- [What to produce]
In the entries below, print exactly the lines from the first through the one with "const axisColor = '#8c8c8c';", both included, and none of the pictures.

○ ○ ○ ○

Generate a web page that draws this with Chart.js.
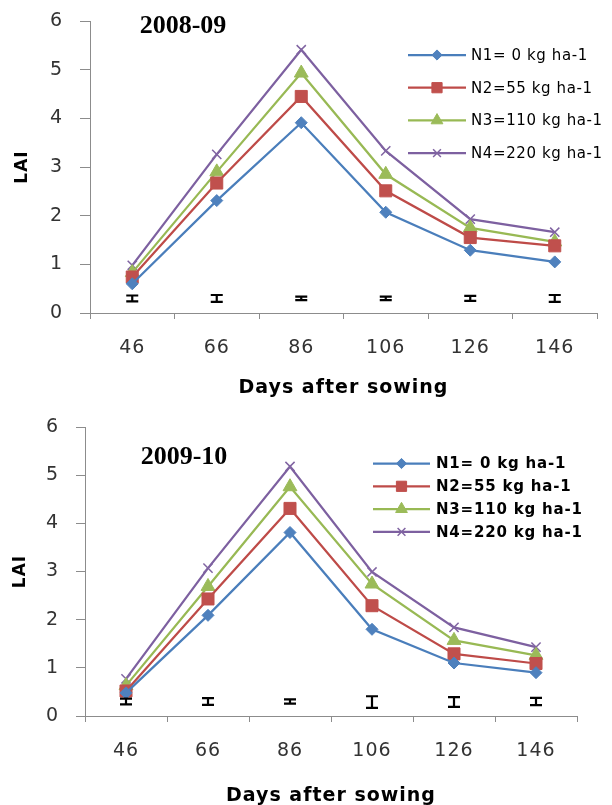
<!DOCTYPE html>
<html>
<head>
<meta charset="utf-8">
<script src="https://cdn.jsdelivr.net/npm/chart.js@4.4.1/dist/chart.umd.min.js"></script>
<style>
    html, body { margin: 0; padding: 0; background: #fff; overflow: hidden; }
    .box { position: absolute; left: 0; width: 612px; overflow: hidden; }
</style>
</head>
<body>
<div class="box" style="top:0;height:400px"><canvas id="c1" width="612" height="400"></canvas></div>
<div class="box" style="top:400px;height:405px"><canvas id="c2" width="612" height="420"></canvas></div>
<script>
// categories, series and ticks
const days = ['46', '66', '86', '106', '126', '146'];
const seriesNames = ['N1= 0 kg ha-1', 'N2=55 kg ha-1', 'N3=110 kg ha-1', 'N4=220 kg ha-1'];
const yTicks = [0, 1, 2, 3, 4, 5, 6];

// 2008-09
const n1_0809 = [0.60, 2.31, 3.91, 2.07, 1.29, 1.05];
const n2_0809 = [0.74, 2.67, 4.45, 2.51, 1.55, 1.38];
const n3_0809 = [0.83, 2.90, 4.93, 2.85, 1.75, 1.46];
const n4_0809 = [0.98, 3.26, 5.41, 3.33, 1.93, 1.66];
const errMid_0809 = [0.30, 0.30, 0.30, 0.30, 0.30, 0.30];
const errHalf_0809 = [0.06, 0.07, 0.035, 0.035, 0.05, 0.07];

// 2009-10
const n1_0910 = [0.48, 2.09, 3.81, 1.80, 1.10, 0.90];
const n2_0910 = [0.52, 2.43, 4.31, 2.29, 1.29, 1.09];
const n3_0910 = [0.63, 2.69, 4.76, 2.74, 1.57, 1.26];
const n4_0910 = [0.77, 3.07, 5.18, 2.99, 1.84, 1.43];
const errMid_0910 = [0.30, 0.30, 0.30, 0.29, 0.29, 0.30];
const errHalf_0910 = [0.06, 0.07, 0.045, 0.12, 0.10, 0.075];

const lineColors = ['#4A7EBB', '#BE4B48', '#98B954', '#7D60A0'];
const markColors = ['#4F81BD', '#C0504D', '#9BBB59', '#8064A2'];
const markers = ['rectRot', 'rect', 'triangle', 'crossRot'];
const radii = [6, 8.5, 8, 6.5];
const axisColor = '#8c8c8c';

function drawMark(ctx, style, r, x, y, color) {
    ctx.fillStyle = color;
    ctx.strokeStyle = color;
    ctx.lineWidth = style === 'crossRot' ? 1.5 : 1;
    if (Chart.helpers && Chart.helpers.drawPoint) {
        Chart.helpers.drawPoint(ctx, { pointStyle: style, radius: r, borderWidth: ctx.lineWidth, rotation: 0 }, x, y);
        return;
    }
    ctx.beginPath();
    ctx.arc(x, y, r * 0.7, 0, Math.PI * 2);
    ctx.fill();
}

// wider text for the axes, like the stretched original
const spacing = {
    id: 'spacing',
    beforeDraw(chart) { chart.ctx.letterSpacing = '1px'; }
};

const floatLegend = {
    id: 'floatLegend',
    afterDraw(chart, args, o) {
        const ctx = chart.ctx;
        ctx.save();
        chart.data.datasets.forEach((ds, i) => {
            const y = o.y + i * o.gap;
            ctx.strokeStyle = ds.borderColor;
            ctx.lineWidth = ds.borderWidth;
            ctx.beginPath();
            ctx.moveTo(o.x, y);
            ctx.lineTo(o.x + o.len, y);
            ctx.stroke();
            drawMark(ctx, ds.pointStyle, ds.pointRadius * 0.85, o.x + o.len / 2, y, ds.pointBorderColor);
            ctx.fillStyle = '#000';
            ctx.font = o.font;
            ctx.letterSpacing = o.spacing;
            ctx.textAlign = 'left';
            ctx.textBaseline = 'middle';
            ctx.fillText(ds.label, o.x + o.len + o.gapText, y + 1);
        });
        ctx.restore();
    }
};

const errorBars = {
    id: 'errorBars',
    afterDatasetsDraw(chart, args, o) {
        const { ctx, scales: { x, y } } = chart;
        ctx.save();
        ctx.strokeStyle = '#000';
        ctx.lineWidth = 2.2;
        o.mid.forEach((m, i) => {
            const px = x.getPixelForValue(i);
            const top = y.getPixelForValue(m + o.half[i]);
            const bot = y.getPixelForValue(m - o.half[i]);
            ctx.beginPath();
            ctx.moveTo(px, top); ctx.lineTo(px, bot);
            ctx.moveTo(px - o.cap, top); ctx.lineTo(px + o.cap, top);
            ctx.moveTo(px - o.cap, bot); ctx.lineTo(px + o.cap, bot);
            ctx.stroke();
        });
        ctx.restore();
    }
};

const yearLabel = {
    id: 'yearLabel',
    afterDraw(chart, args, o) {
        const ctx = chart.ctx;
        ctx.save();
        ctx.letterSpacing = '0px';
        ctx.font = 'bold 26px "Liberation Serif"';
        ctx.fillStyle = '#000';
        ctx.textAlign = 'center';
        ctx.textBaseline = 'middle';
        ctx.fillText(o.text, o.x, o.y);
        ctx.restore();
    }
};

function build(id, cfg) {
    const H = cfg.H, W = 612;
    return new Chart(document.getElementById(id), {
        type: 'line',
        data: {
            labels: days,
            datasets: cfg.values.map((v, i) => ({
                label: seriesNames[i],
                data: v,
                borderColor: lineColors[i],
                borderWidth: 2.25,
                pointStyle: markers[i],
                pointRadius: radii[i],
                pointBackgroundColor: markColors[i],
                pointBorderColor: markColors[i],
                pointBorderWidth: markers[i] === 'crossRot' ? 1.5 : 1,
                tension: 0
            }))
        },
        options: {
            responsive: false,
            animation: false,
            events: [],
            layout: { padding: { left: 0, top: cfg.area.top, right: W - cfg.area.right, bottom: 0 } },
            plugins: {
                legend: { display: false },
                tooltip: { enabled: false },
                floatLegend: cfg.legend,
                errorBars: cfg.err,
                yearLabel: cfg.year
            },
            scales: {
                x: {
                    offset: true,
                    grid: { offset: true, drawOnChartArea: false, tickLength: 6, color: axisColor },
                    border: { color: axisColor },
                    ticks: { font: { family: 'DejaVu Sans', size: 19 }, color: '#333', padding: 18 },
                    title: {
                        display: true, text: 'Days after sowing', color: '#000',
                        font: { family: 'DejaVu Sans', size: 19, weight: 'bold' },
                        padding: { top: 0, bottom: cfg.xTitlePad }
                    },
                    afterFit(s) { s.height = H - cfg.area.bottom; }
                },
                y: {
                    min: 0, max: 6,
                    afterBuildTicks(s) { s.ticks = yTicks.map(v => ({ value: v })); },
                    grid: { drawOnChartArea: false, tickLength: cfg.yTick, color: axisColor },
                    border: { color: axisColor },
                    ticks: { font: { family: 'DejaVu Sans', size: 19 }, color: '#333', padding: 17 },
                    title: {
                        display: true, text: 'LAI', color: '#000',
                        font: { family: 'DejaVu Sans', size: 17, weight: 'bold' },
                        padding: { top: cfg.yTitlePad, bottom: 0 }
                    },
                    afterFit(s) {
                        s.width = cfg.area.left;
                        s.paddingTop = 0;
                        s.paddingBottom = 0;
                    }
                }
            }
        },
        plugins: [spacing, errorBars, floatLegend, yearLabel]
    });
}

build('c1', {
    H: 400,
    area: { left: 90, top: 21, right: 597, bottom: 313 },
    yTick: 10, yTitlePad: 12, xTitlePad: 1,
    values: [n1_0809, n2_0809, n3_0809, n4_0809],
    err: { mid: errMid_0809, half: errHalf_0809, cap: 6 },
    legend: { x: 408, y: 55, gap: 32.7, len: 58, gapText: 5, font: '15px "DejaVu Sans"', spacing: '0.6px' },
    year: { text: '2008-09', x: 183, y: 26 }
});

build('c2', {
    H: 420,
    area: { left: 85, top: 27, right: 577, bottom: 316 },
    yTick: 9, yTitlePad: 10, xTitlePad: 13,
    values: [n1_0910, n2_0910, n3_0910, n4_0910],
    err: { mid: errMid_0910, half: errHalf_0910, cap: 6 },
    legend: { x: 373, y: 63.5, gap: 22.8, len: 57, gapText: 6, font: 'bold 15px "DejaVu Sans"', spacing: '0.8px' },
    year: { text: '2009-10', x: 184, y: 57 }
});
</script>
</body>
</html>
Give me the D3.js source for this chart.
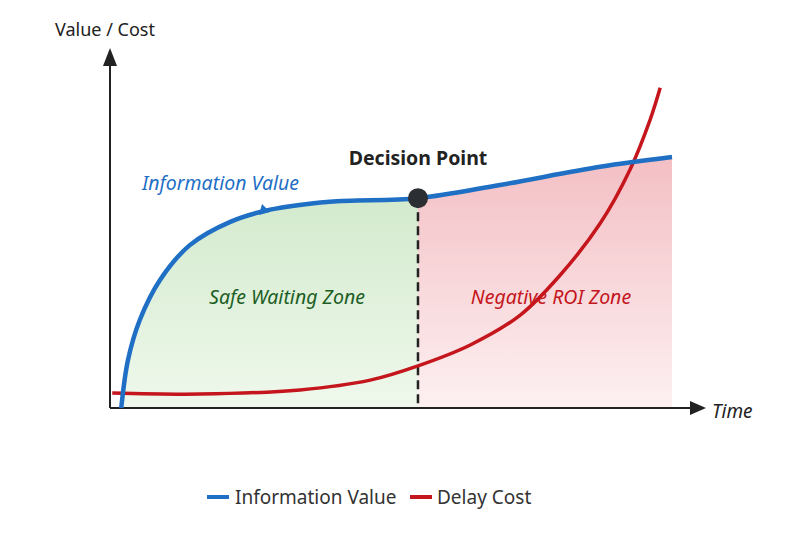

○ ○ ○ ○

- [Response to the exercise]
Generate a web page that draws this with Chart.js.
<!DOCTYPE html>
<html>
<head>
<meta charset="utf-8">
<script src="https://cdn.jsdelivr.net/npm/chart.js@4.4.1/dist/chart.umd.min.js"></script>
<style>
    html, body { margin: 0; padding: 0; background: #fff; overflow: hidden; }
    .box { position: absolute; left: 0; width: 612px; overflow: hidden; }
</style>
</head>
<body>
<div class="box" style="top:0;height:400px"><canvas id="c1" width="612" height="400"></canvas></div>
<div class="box" style="top:400px;height:405px"><canvas id="c2" width="612" height="420"></canvas></div>
<script>
// categories, series and ticks
const days = ['46', '66', '86', '106', '126', '146'];
const seriesNames = ['N1= 0 kg ha-1', 'N2=55 kg ha-1', 'N3=110 kg ha-1', 'N4=220 kg ha-1'];
const yTicks = [0, 1, 2, 3, 4, 5, 6];

// 2008-09
const n1_0809 = [0.60, 2.31, 3.91, 2.07, 1.29, 1.05];
const n2_0809 = [0.74, 2.67, 4.45, 2.51, 1.55, 1.38];
const n3_0809 = [0.83, 2.90, 4.93, 2.85, 1.75, 1.46];
const n4_0809 = [0.98, 3.26, 5.41, 3.33, 1.93, 1.66];
const errMid_0809 = [0.30, 0.30, 0.30, 0.30, 0.30, 0.30];
const errHalf_0809 = [0.06, 0.07, 0.035, 0.035, 0.05, 0.07];

// 2009-10
const n1_0910 = [0.48, 2.09, 3.81, 1.80, 1.10, 0.90];
const n2_0910 = [0.52, 2.43, 4.31, 2.29, 1.29, 1.09];
const n3_0910 = [0.63, 2.69, 4.76, 2.74, 1.57, 1.26];
const n4_0910 = [0.77, 3.07, 5.18, 2.99, 1.84, 1.43];
const errMid_0910 = [0.30, 0.30, 0.30, 0.29, 0.29, 0.30];
const errHalf_0910 = [0.06, 0.07, 0.045, 0.12, 0.10, 0.075];

const lineColors = ['#4A7EBB', '#BE4B48', '#98B954', '#7D60A0'];
const markColors = ['#4F81BD', '#C0504D', '#9BBB59', '#8064A2'];
const markers = ['rectRot', 'rect', 'triangle', 'crossRot'];
const radii = [6, 8.5, 8, 6.5];
const axisColor = '#8c8c8c';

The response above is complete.